Sendo a alma forma do corpo, resulta que não é determinada matéria que confere identidade à corporeidade. A alma, como forma, está aberta à matéria enquanto tal, não necessariamente presa a esta ou aquela matéria. Prova disso é o fato de que, de sete em sete anos, nossas células renovam-se totalmente. A identidade da corporeidade não depende de determinada matéria, senão da alma. Disso resulta que há distinção entre “organismo” e “corporeidade”. A corporeidade não depende destes ou daqueles determinados átomos ou moléculas, mas simplesmente da matéria que subjaz à força expressiva da alma. A matéria glorificada deixará fulgurar com toda força a expressão do “eu” humano beatificado pela visão de Deus. Deixemos falar o Cardeal Ratzinger:
“A novidade cristã encontrou sua expressão mais vigorosa na fórmula: “A alma é a forma do corpo”. Tomás de Aquino certamente tomou essa fórmula de empréstimo a Aristóteles. No entanto, ele deu ao pensamento deste um significado profundamente novo; e também o Concílio de Viena pôde aí encontrar a expressão adequada a uma antropologia cristã, que ele defendeu nas controvérsias da época como sendo a própria expressão da fé. A partir da fé na criação e na esperança cristã, que se prende à primeira, chegou-se, aqui, a uma posição que supera tanto o monismo quanto o dualismo, e que deveria ser incluída entre os elementos fundamentais e preciosos de uma antropologia cristã. Além do mais, um cristão (e, com mais forte razão, um pensador) não deveria considerar o monismo como algo de menos perigoso e menos fatal que o dualismo. A partir da fórmula antropológica de Tomás de Aquino, não posso deixar de aprovar (com a condição de que seja bem compreendida) a declaração de Greshake: 'Para mim o conceito de uma alma libertada do corpo não é absolutamente um conceito'. Que o homem, durante toda a vida, integre a si a matéria e que, por conseguinte, mesmo na morte, não rejeite este laço que tem com ela, mas o leve consigo, constitui, dentro da perspectiva supracitada, algo de absolutamente claro.

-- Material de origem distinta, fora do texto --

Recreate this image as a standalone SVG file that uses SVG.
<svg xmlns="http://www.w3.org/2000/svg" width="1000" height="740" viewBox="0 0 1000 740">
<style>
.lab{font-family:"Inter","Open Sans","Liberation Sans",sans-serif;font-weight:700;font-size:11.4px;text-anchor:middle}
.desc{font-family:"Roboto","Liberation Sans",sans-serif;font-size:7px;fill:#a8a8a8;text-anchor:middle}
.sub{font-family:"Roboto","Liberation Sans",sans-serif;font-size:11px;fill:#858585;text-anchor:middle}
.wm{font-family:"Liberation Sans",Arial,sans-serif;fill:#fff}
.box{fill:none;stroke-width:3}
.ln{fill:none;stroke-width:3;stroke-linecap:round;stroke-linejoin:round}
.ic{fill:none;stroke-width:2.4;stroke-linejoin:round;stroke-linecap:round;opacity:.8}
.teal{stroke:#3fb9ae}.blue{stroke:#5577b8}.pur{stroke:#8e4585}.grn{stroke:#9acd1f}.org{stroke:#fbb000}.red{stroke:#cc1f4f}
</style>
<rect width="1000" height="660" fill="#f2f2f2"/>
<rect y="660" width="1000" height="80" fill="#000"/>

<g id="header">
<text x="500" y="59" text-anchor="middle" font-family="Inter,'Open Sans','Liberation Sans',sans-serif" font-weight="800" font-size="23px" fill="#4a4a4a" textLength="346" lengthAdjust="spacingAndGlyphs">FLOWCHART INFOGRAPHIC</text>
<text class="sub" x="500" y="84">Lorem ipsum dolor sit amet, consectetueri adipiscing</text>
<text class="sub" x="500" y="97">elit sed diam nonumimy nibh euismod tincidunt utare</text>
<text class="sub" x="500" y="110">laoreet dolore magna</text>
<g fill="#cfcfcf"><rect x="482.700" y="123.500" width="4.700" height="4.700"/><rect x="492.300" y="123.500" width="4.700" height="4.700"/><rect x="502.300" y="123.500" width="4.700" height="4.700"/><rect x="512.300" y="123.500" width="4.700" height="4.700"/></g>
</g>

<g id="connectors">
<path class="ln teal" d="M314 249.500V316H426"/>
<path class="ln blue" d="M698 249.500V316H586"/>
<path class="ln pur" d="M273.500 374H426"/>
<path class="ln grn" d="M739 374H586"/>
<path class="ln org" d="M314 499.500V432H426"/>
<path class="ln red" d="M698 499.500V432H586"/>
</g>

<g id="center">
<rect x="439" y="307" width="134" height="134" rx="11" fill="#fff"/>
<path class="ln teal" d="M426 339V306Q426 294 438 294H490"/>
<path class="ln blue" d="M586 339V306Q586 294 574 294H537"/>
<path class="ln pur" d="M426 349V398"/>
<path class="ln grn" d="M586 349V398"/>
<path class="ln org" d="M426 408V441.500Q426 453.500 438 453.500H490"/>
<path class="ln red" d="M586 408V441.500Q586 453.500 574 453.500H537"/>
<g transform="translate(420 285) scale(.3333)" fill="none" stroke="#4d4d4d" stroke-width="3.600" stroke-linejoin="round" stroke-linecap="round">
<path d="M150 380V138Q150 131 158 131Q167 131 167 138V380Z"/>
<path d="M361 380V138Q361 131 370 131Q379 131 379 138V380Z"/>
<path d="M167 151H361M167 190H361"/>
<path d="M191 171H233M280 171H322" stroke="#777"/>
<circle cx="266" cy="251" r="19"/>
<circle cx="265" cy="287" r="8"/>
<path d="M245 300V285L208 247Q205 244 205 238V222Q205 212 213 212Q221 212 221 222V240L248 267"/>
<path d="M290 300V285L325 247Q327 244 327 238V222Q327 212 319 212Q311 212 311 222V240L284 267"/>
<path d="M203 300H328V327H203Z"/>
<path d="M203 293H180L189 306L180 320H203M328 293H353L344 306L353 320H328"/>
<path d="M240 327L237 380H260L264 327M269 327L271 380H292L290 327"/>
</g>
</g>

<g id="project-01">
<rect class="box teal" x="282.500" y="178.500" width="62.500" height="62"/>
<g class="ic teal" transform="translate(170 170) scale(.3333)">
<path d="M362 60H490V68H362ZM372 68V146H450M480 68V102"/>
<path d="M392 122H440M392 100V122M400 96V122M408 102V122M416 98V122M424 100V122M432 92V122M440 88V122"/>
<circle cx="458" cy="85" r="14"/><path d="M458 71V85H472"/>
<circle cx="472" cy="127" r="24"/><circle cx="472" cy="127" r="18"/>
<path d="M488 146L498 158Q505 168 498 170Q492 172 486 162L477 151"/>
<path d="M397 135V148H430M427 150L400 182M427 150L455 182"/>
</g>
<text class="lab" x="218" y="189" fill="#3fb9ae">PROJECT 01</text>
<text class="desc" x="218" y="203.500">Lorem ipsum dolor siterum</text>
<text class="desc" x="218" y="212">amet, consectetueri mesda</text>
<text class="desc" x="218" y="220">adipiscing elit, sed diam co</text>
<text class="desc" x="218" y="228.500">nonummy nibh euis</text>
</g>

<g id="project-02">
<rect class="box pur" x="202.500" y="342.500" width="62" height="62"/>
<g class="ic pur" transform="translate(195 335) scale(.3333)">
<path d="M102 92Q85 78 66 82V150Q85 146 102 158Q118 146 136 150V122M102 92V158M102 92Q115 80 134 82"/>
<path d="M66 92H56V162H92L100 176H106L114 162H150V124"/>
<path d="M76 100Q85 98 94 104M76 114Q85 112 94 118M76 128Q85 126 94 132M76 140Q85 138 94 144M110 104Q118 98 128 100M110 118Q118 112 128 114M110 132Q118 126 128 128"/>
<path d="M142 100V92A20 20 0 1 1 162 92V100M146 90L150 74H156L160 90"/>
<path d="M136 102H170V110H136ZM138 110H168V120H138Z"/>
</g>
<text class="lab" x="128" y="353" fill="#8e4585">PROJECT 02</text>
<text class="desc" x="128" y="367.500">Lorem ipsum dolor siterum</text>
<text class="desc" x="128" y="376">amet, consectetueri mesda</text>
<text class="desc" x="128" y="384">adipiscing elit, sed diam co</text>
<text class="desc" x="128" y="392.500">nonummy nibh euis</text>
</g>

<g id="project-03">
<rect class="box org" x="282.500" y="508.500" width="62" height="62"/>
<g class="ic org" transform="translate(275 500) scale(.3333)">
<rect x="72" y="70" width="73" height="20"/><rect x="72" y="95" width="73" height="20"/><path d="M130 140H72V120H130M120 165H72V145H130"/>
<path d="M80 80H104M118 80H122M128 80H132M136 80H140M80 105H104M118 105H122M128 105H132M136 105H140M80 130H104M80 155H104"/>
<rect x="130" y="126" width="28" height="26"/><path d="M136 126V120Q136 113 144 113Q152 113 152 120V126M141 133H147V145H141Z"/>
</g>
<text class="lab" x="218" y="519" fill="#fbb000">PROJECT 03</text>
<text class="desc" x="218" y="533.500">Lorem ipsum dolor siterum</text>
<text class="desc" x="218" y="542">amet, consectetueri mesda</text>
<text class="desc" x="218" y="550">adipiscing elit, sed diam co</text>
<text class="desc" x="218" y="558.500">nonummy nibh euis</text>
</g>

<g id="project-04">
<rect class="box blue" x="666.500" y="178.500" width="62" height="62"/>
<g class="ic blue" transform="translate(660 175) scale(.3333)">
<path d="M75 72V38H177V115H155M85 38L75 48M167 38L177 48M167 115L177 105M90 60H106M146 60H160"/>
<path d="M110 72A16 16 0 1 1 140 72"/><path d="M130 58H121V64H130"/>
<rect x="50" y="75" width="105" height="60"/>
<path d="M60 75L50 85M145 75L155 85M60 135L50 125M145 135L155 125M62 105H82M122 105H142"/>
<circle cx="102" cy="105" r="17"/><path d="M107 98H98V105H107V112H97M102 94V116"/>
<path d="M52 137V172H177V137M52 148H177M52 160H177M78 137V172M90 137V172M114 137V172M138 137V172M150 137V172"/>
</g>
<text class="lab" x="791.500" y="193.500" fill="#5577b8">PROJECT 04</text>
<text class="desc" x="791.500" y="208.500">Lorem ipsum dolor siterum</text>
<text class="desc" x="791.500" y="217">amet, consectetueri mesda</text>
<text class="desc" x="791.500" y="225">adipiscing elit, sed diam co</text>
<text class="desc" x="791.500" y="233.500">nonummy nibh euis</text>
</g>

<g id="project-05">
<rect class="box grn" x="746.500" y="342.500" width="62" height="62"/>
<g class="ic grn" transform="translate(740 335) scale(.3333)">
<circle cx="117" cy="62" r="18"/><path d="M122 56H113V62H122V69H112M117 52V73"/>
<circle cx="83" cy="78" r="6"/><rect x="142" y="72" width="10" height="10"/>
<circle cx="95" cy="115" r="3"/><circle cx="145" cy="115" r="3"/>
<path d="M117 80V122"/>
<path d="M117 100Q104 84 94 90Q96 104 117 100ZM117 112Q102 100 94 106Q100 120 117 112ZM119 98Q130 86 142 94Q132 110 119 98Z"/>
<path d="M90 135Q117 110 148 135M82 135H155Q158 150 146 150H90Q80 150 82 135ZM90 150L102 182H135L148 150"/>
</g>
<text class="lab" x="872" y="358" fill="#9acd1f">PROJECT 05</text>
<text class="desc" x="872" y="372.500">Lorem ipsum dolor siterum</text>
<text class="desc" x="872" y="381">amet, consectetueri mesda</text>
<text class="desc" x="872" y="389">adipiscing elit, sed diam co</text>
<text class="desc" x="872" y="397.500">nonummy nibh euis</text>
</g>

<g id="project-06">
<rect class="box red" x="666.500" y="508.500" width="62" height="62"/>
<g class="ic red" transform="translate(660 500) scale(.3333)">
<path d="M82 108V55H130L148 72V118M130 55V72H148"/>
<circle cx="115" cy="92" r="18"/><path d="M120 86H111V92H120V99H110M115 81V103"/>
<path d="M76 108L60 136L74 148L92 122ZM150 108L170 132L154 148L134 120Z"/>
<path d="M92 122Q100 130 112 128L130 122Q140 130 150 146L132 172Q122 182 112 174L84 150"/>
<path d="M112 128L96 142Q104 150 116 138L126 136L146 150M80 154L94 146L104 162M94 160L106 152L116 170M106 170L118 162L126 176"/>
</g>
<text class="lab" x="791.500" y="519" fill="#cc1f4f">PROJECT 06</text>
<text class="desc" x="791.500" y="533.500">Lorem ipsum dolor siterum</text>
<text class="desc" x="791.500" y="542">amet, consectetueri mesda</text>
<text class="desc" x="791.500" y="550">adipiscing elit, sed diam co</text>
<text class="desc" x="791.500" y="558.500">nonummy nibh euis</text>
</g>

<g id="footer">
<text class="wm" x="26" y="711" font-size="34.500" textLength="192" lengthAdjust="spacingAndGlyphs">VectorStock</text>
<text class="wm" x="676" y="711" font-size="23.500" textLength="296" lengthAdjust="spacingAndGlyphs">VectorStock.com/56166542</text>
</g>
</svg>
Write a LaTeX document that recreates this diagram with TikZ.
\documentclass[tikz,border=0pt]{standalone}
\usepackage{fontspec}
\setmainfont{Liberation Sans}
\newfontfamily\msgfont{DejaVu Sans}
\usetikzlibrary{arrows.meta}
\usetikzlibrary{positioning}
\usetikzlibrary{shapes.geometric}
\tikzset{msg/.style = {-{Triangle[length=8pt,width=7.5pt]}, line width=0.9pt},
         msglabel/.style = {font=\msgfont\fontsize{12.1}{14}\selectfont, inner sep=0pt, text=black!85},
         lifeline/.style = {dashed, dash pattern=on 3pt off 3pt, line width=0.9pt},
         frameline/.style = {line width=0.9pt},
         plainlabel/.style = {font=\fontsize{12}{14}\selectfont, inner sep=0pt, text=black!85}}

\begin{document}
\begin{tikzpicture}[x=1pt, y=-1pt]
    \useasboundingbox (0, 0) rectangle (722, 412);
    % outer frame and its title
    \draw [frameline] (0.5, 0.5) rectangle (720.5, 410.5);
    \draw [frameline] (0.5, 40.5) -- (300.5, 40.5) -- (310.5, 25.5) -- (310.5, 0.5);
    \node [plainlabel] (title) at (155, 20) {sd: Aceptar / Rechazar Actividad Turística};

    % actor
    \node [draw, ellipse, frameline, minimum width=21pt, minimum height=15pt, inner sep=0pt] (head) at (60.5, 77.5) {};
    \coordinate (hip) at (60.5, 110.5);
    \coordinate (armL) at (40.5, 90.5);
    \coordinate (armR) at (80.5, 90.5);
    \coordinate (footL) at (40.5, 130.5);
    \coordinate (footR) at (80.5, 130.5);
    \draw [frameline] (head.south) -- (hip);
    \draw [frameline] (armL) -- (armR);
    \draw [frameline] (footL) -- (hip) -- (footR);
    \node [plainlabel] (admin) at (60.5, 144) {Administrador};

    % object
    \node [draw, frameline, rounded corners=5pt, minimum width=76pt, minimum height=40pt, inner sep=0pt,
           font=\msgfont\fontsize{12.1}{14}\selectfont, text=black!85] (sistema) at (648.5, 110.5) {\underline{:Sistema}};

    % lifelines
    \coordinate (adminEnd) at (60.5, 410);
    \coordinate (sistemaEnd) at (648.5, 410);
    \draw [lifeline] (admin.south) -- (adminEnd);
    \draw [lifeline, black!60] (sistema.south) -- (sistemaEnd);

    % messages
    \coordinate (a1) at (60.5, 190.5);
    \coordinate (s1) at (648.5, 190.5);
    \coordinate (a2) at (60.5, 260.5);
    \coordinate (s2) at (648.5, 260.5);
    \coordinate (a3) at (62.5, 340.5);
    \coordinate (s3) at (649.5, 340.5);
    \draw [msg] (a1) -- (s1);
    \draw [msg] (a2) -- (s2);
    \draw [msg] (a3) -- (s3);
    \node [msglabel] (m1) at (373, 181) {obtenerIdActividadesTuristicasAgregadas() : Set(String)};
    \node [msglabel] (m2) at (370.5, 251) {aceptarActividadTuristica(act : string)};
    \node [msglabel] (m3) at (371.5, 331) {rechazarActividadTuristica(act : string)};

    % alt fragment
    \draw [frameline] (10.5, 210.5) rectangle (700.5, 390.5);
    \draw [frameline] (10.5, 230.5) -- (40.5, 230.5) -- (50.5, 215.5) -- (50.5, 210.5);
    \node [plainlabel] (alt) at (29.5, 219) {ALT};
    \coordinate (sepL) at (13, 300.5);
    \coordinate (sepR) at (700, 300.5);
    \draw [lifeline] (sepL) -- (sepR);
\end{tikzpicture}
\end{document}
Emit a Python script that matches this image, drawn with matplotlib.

Somente assim a relação com a Ressurreição assume todo seu sentido. No entanto, justamente por este fato, não há necessidade de se negar o conceito de alma, nem de substituir a alma por um novo corpo. Não é este ou aquele corpo que fixa a alma, porém é a alma que continua a existir e que retém em si, interiorizada, a matéria de sua vida, esperando impacientemente o Cristo ressuscitado, para uma nova união entre espírito e matéria, união que se abre nele.”
Note-se que para Ratzinger o homem ressuscitado na consumação do mundo manterá uma relação nova com a matéria, transfigurada pela glória divina, relação essa que, de algum modo, implica o universo cósmico, já que pertence à essência mesma do homem o relacionar-se com os outros e com o mundo. O éon da futura glória será o arrematamento da criação, então plenificada pelo Espírito e integralmente salva.
Ademais, assegura-nos Ratzinger:
“... não há maneira alguma de imaginar-se o novo mundo. Tampouco dispomos de uma classe de enunciados concretos que nos ajudem a imaginar, de alguma maneira, como o homem se relacionará com a matéria no novo mundo e como será o 'corpo ressuscitado'. Mas temos segurança de que a dinâmica do cosmos leva a uma meta, a uma situação na qual matéria e espírito se entrelaçarão mutuamente de um modo novo e definitivo. Esta certeza segue sendo também hoje, e precisamente hoje, o conteúdo concreto da fé na ressurreição da carne”.